MANCHESTER, England (AP) -- Britain reduced its terrorism threat level a notch, from "critical" to "severe," as authorities said major progress has been made in unravelling the plot behind the Manchester bombing. More arrests are expected.
Prime Minister Theresa May said "a significant amount of police activity" and several arrests had led to the level being lowered. But she urged Britons to remain vigilant and said soldiers would remain at high-profile sites throughout the current holiday weekend. The troops will gradually be withdrawn from Monday, May said.
A severe threat means an attack is "highly likely," according to the scale set by Britain's Joint Terrorism Analysis Centre. Until it was raised Tuesday, it had stayed at severe since mid-2014.
Police made two more attests Saturday, bringing the number of suspects in custody to 11. All are men, aged between 18 and 44.
Assistant Commissioner Mark Rowley, Britain's top counterterrorism police officer, said authorities have dismantled a "large part" of the network around bomber Salman Abedi. But he said there were still "gaps in our understanding" of the plot, as investigators probed Abedi's potential links to jihadis in Britain, Europe, Libya and the Middle East.
Rowley said the investigation had made "rapid progress," and police "are getting a greater understanding of the preparation of the bomb."
"There is still much more to do. There will be more arrests and there will be more searches," he said.
Greater Manchester Police said two men, aged 20 and 22, were detained early Saturday in the northwest England city on suspicion of terrorism offenses. Police used an explosive device to get into a property to make the arrests.
Investigators have searched 17 properties, including bomber Salman Abedi's home in south Manchester and other houses in nearby districts.
Residents were evacuated from streets in the south Manchester neighborhood of Moss Side in what police called a precaution as one search was carried out Saturday. Photos showed an army bomb-disposal unit at the property.

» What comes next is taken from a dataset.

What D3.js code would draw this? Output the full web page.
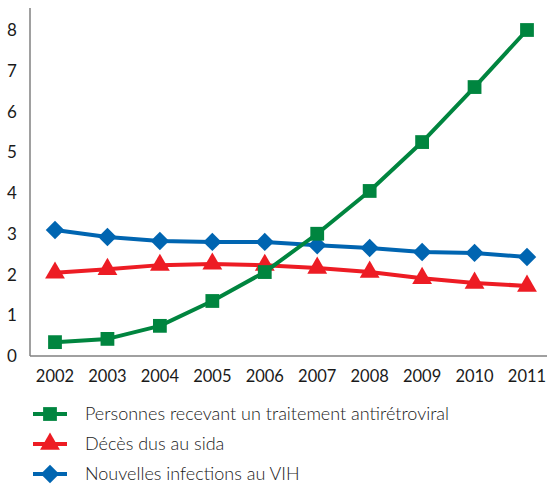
<!DOCTYPE html>
<html>
<head>
<meta charset="utf-8">
<script src="https://cdn.jsdelivr.net/npm/d3@7"></script>
<style>
  body { margin: 0; background: #fff; }
  text { font-family: Lato, "Open Sans", sans-serif; fill: #1a1a1a; }
</style>
</head>
<body>
<script>
/* ------------------------------- chart data ------------------------------- */
const years = ["2002", "2003", "2004", "2005", "2006", "2007", "2008", "2009", "2010", "2011"];
const treatment = [0.34, 0.42, 0.74, 1.35, 2.06, 3.0, 4.05, 5.25, 6.6, 8.0];
const deaths = [2.04, 2.13, 2.23, 2.26, 2.23, 2.16, 2.06, 1.91, 1.79, 1.72];
const infections = [3.09, 2.92, 2.82, 2.8, 2.8, 2.72, 2.65, 2.55, 2.53, 2.43];
const yTicks = [0, 1, 2, 3, 4, 5, 6, 7, 8];
const seriesNames = ["Personnes recevant un traitement antirétroviral", "Décès dus au sida", "Nouvelles infections au VIH"];

/* ------------------------------ document size ----------------------------- */
const width = 547, height = 490;
const margin = { left: 30, right: 0, top: 8, bottom: 134 };

const svg = d3.select("body").append("svg")
    .attr("width", width)
    .attr("height", height);

const x = d3.scalePoint().domain(years).range([55, 527]);
const y = d3.scaleLinear().domain([0, 8]).range([356, 30]);

/* ---------------------------------- axes ---------------------------------- */
svg.append("line")
    .attr("x1", margin.left).attr("x2", margin.left)
    .attr("y1", margin.top).attr("y2", y(0))
    .attr("stroke", "#808080").attr("stroke-width", 1.5);
svg.append("line")
    .attr("x1", margin.left).attr("x2", width)
    .attr("y1", y(0)).attr("y2", y(0))
    .attr("stroke", "#808080").attr("stroke-width", 1.5);

svg.selectAll(".ytick").data(yTicks).enter().append("text")
    .attr("class", "ytick")
    .attr("x", 12).attr("y", (d) => y(d))
    .attr("dy", "0.36em").attr("text-anchor", "middle")
    .style("font-size", "17px")
    .text((d) => d);

svg.selectAll(".xtick").data(years).enter().append("text")
    .attr("class", "xtick")
    .attr("x", (d) => x(d)).attr("y", 376)
    .attr("dy", "0.36em").attr("text-anchor", "middle")
    .style("font-size", "16.5px")
    .text((d) => d);

/* --------------------------------- series --------------------------------- */
const series = [
    { name: seriesNames[0], values: treatment, color: "#00853f", symbol: d3.symbolSquare, size: 190, rot: 0 },
    { name: seriesNames[1], values: deaths, color: "#ed1c24", symbol: d3.symbolTriangle, size: 170, rot: 0 },
    { name: seriesNames[2], values: infections, color: "#0065b1", symbol: d3.symbolSquare, size: 170, rot: 45 }
];

const line = d3.line()
    .x((d, i) => x(years[i]))
    .y((d) => y(d));

// draw back to front: blue, red, green on top
series.slice().reverse().forEach(function(s) {
    svg.append("path")
        .datum(s.values)
        .attr("d", line)
        .attr("fill", "none")
        .attr("stroke", s.color)
        .attr("stroke-width", 4)
        .attr("stroke-linejoin", "round");

    svg.selectAll(null).data(s.values).enter().append("path")
        .attr("d", d3.symbol().type(s.symbol).size(s.size))
        .attr("transform", (d, i) => "translate(" + x(years[i]) + "," + y(d) + ") rotate(" + s.rot + ")")
        .attr("fill", s.color);
});

/* --------------------------------- legend --------------------------------- */
const legend = svg.selectAll(".legend").data(series).enter().append("g")
    .attr("class", "legend")
    .attr("transform", (d, i) => "translate(0," + (414 + i * 30) + ")");

legend.append("line")
    .attr("x1", 33).attr("x2", 67)
    .attr("stroke", (d) => d.color)
    .attr("stroke-width", 4);

legend.append("path")
    .attr("d", (d) => d3.symbol().type(d.symbol).size(d.size)())
    .attr("transform", (d) => "translate(50,0) rotate(" + d.rot + ")")
    .attr("fill", (d) => d.color);

legend.append("text")
    .attr("x", 85).attr("dy", "0.35em")
    .style("font-size", "18px")
    .style("font-weight", 300)
    .text((d) => d.name);
</script>
</body>
</html>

One of the searches was at an apartment in a Manchester high-rise that British media say was rented by Abedi in the months before the attack. Mohammed El-Hudarey, a friend of the landlord, said after Abedi moved out about six weeks ago there was a strong smell of chemicals and debris including metal rods and cut-up fabric.
"We thought he must have been a drug dealer or doing witchcraft," El-Hudarey told the BBC.

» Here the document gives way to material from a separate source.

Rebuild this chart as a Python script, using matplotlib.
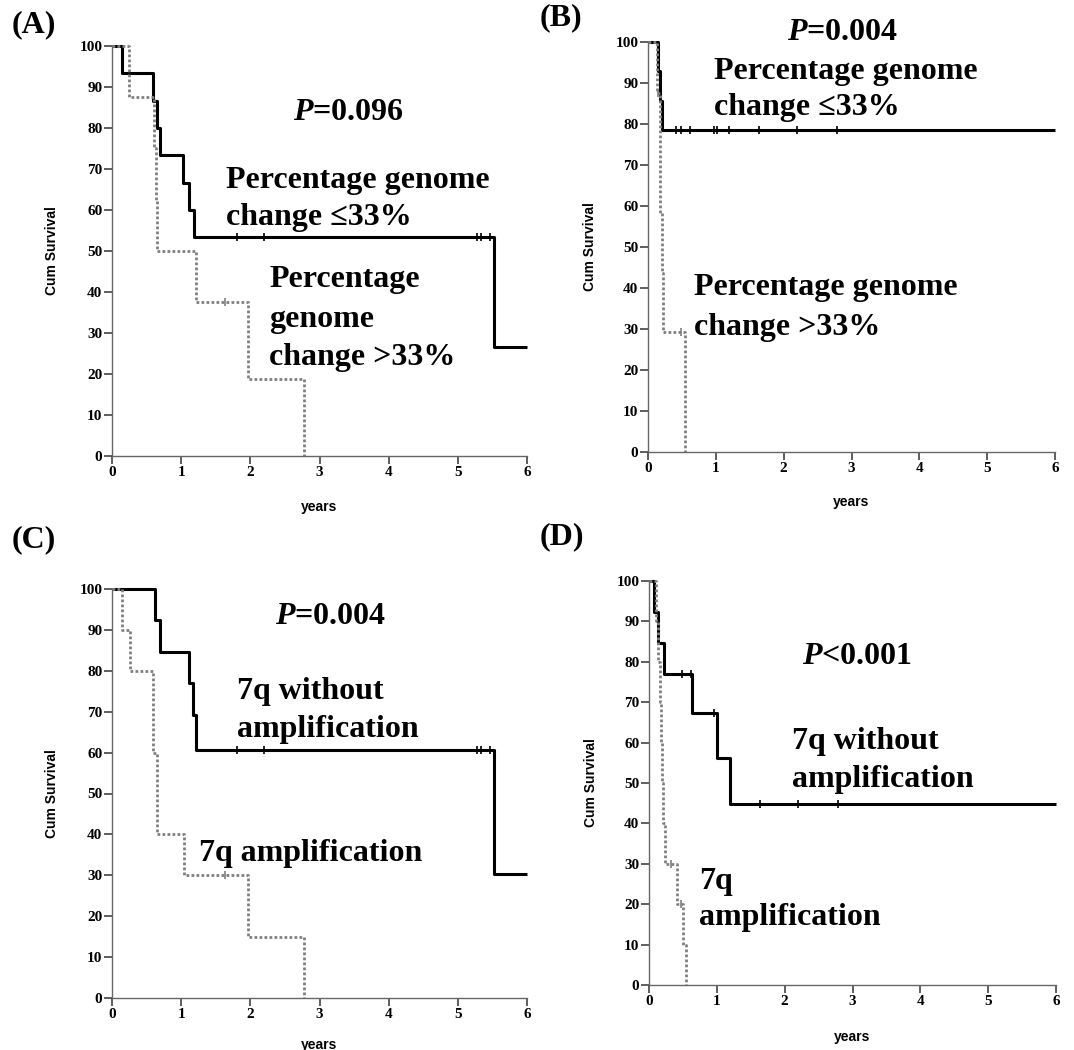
import matplotlib
matplotlib.use("Agg")
import matplotlib.pyplot as plt

plt.rcParams['mathtext.fontset'] = 'custom'
plt.rcParams['mathtext.it'] = 'Liberation Serif:italic:bold'
plt.rcParams['mathtext.rm'] = 'Liberation Serif:bold'

# ---- data ----
# (A) percentage genome change, overall
a_low_t = [0, 0.15, 0.59, 0.65, 0.70, 1.03, 1.11, 1.18, 5.52, 6.0]
a_low_s = [100, 93.3, 86.7, 80.0, 73.3, 66.7, 60.0, 53.3, 26.7, 26.7]
a_low_cens = [1.80, 2.20, 5.28, 5.33, 5.46]
a_high_t = [0, 0.25, 0.60, 0.63, 0.65, 1.21, 1.97, 2.78]
a_high_s = [100, 87.5, 75.0, 62.5, 50.0, 37.5, 18.75, 0]
a_high_cens = [1.63]

# (B) percentage genome change
b_low_t = [0, 0.15, 0.18, 0.21, 6.0]
b_low_s = [100, 92.9, 85.7, 78.6, 78.6]
b_low_cens = [0.42, 0.49, 0.62, 0.97, 1.02, 1.19, 1.63, 2.19, 2.78]
b_high_t = [0, 0.13, 0.17, 0.20, 0.22, 0.54]
b_high_s = [100, 87.5, 58.3, 43.75, 29.2, 0]
b_high_cens = [0.15, 0.48]

# (C) 7q amplification, overall
c_wo_t = [0, 0.62, 0.70, 1.12, 1.17, 1.22, 5.52, 6.0]
c_wo_s = [100, 92.3, 84.6, 76.9, 69.2, 60.6, 30.3, 30.3]
c_wo_cens = [1.80, 2.20, 5.27, 5.33, 5.46]
c_amp_t = [0, 0.14, 0.255, 0.59, 0.65, 1.035, 1.97, 2.78]
c_amp_s = [100, 90, 80, 60, 40, 30, 15, 0]
c_amp_cens = [1.63]

# (D) 7q amplification
d_wo_t = [0, 0.08, 0.13, 0.22, 0.64, 1.0, 1.19, 6.0]
d_wo_s = [100, 92.3, 84.6, 76.9, 67.3, 56.1, 44.9, 44.9]
d_wo_cens = [0.48, 0.62, 0.96, 1.63, 2.2, 2.78]
d_amp_t = [0, 0.11, 0.14, 0.16, 0.18, 0.19, 0.21, 0.23, 0.41, 0.50, 0.54]
d_amp_s = [100, 90, 80, 70, 60, 50, 40, 30, 20, 10, 0]
d_amp_cens = [0.33, 0.47]

yticks = list(range(0, 101, 10))
xticks = list(range(0, 7))

W, H = 1074, 1050
fig = plt.figure(figsize=(W / 100, H / 100), dpi=100)


def px_axes(x0, y0, x1, y1):
    return fig.add_axes([x0 / W, 1 - y1 / H, (x1 - x0) / W, (y1 - y0) / H])


def km(ax, t, s, cens, solid):
    if solid:
        kw = dict(color='black', lw=2.2, linestyle='-')
    else:
        kw = dict(color='#808080', lw=2.0, linestyle=(0, (1, 0.8)))
    ax.step(t, s, where='post', solid_capstyle='butt', dash_capstyle='butt', **kw)
    # censor marks sit on the curve value at that time
    vals = []
    for c in cens:
        v = s[0]
        for ti, si in zip(t, s):
            if ti <= c:
                v = si
        vals.append(v)
    ax.plot(cens, vals, linestyle='none', marker='|', ms=6, mew=1.2,
            color=kw['color'])


def style(ax, xlab_y, ylab_x):
    ax.set_xlim(0, 6)
    ax.set_ylim(0, 100)
    ax.set_xticks(xticks)
    ax.set_yticks(yticks)
    for side in ('top', 'right'):
        ax.spines[side].set_visible(False)
    for side in ('left', 'bottom'):
        ax.spines[side].set_color('#666666')
        ax.spines[side].set_linewidth(1.0)
    ax.tick_params(direction='out', length=6, width=1.1, color='#333333', pad=1)
    for lab in ax.get_xticklabels() + ax.get_yticklabels():
        lab.set_fontfamily('Liberation Serif')
        lab.set_fontweight('bold')
        lab.set_fontsize(11)
    ax.set_xlabel('years', family='Liberation Sans', weight='bold', fontsize=10)
    ax.set_ylabel('Cum Survival', family='Liberation Sans', weight='bold', fontsize=10)
    ax.xaxis.set_label_coords(0.5, xlab_y)
    ax.yaxis.set_label_coords(ylab_x, 0.5)


def label(x, y, s, ha='left'):
    fig.text(x / W, 1 - y / H, s, ha=ha, va='center', fontsize=23,
             family=['Liberation Serif', 'DejaVu Serif'], weight='bold')


axA = px_axes(112, 46, 527, 456)
km(axA, a_low_t, a_low_s, a_low_cens, True)
km(axA, a_high_t, a_high_s, a_high_cens, False)
style(axA, -0.107, -0.128)

axB = px_axes(648, 42, 1055, 452)
km(axB, b_low_t, b_low_s, b_low_cens, True)
km(axB, b_high_t, b_high_s, b_high_cens, False)
style(axB, -0.105, -0.125)

axC = px_axes(112, 589, 527, 998)
km(axC, c_wo_t, c_wo_s, c_wo_cens, True)
km(axC, c_amp_t, c_amp_s, c_amp_cens, False)
style(axC, -0.098, -0.128)

axD = px_axes(649, 581, 1056, 985)
km(axD, d_wo_t, d_wo_s, d_wo_cens, True)
km(axD, d_amp_t, d_amp_s, d_amp_cens, False)
style(axD, -0.111, -0.125)

for ax in (axA, axB, axC, axD):
    for ln in ax.lines:
        ln.set_clip_on(False)

# panel letters
label(12, 25, '(A)')
label(540, 18, '(B)')
label(12, 540, '(C)')
label(540, 537, '(D)')

# annotations
label(348, 113, r'$P$=0.096', ha='center')
label(226, 180, 'Percentage genome')
label(226, 218, 'change \u226433%')
label(269, 280, 'Percentage')
label(269, 320, 'genome')
label(269, 358, 'change >33%')

label(843, 32, r'$P$=0.004', ha='center')
label(714, 71, 'Percentage genome')
label(714, 108, 'change \u226433%')
label(694, 288, 'Percentage genome')
label(694, 328, 'change >33%')

label(331, 617, r'$P$=0.004', ha='center')
label(237, 692, '7q without')
label(237, 730, 'amplification')
label(199, 853, '7q amplification')

label(857, 657, r'$P$<0.001', ha='center')
label(792, 742, '7q without')
label(792, 780, 'amplification')
label(699, 882, '7q')
label(699, 918, 'amplification')

fig.savefig('out.png', dpi=100)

Abedi, a 22-year-old Briton of Libyan descent died in Monday's explosion, which killed 22 people and wounded dozens as crowds were leaving an Ariana Grande concert.
Britain's health service said Saturday that 63 people injured in the bombing remain hospitalized, 20 of them in critical condition. A total of 116 people were treated in hospitals after the attack.
Hundreds of soldiers have been sent to replace police at high-profile sites including Buckingham Palace and Parliament, and police armed with submachine guns are being deployed in city centers, transit hubs, tourist areas and major events.
Despite the alert, police have urged people to go out and enjoy themselves over the three-day holiday weekend.
More than 1,000 armed police are on standby as major events including the Football Association Cup Final and the Premiership Rugby Final are expected to draw tens of thousands of people.
Manchester is slowly returning to normal, though the damaged arena and adjacent Victoria train station remain closed.
Grande has promised to return to Manchester for a benefit concert. In a statement Friday, she said "I'll be returning to the incredibly brave city of Manchester to spend time with my fans and to have a benefit concert in honor of and to raise money for the victims and their families."
"Our response to this violence must be to come closer together, to help each other, to love more, to sing louder and to live more kindly and generously than we did before," she said. "We will not quit or operate in fear. We won't let this divide us. We won't let hate win."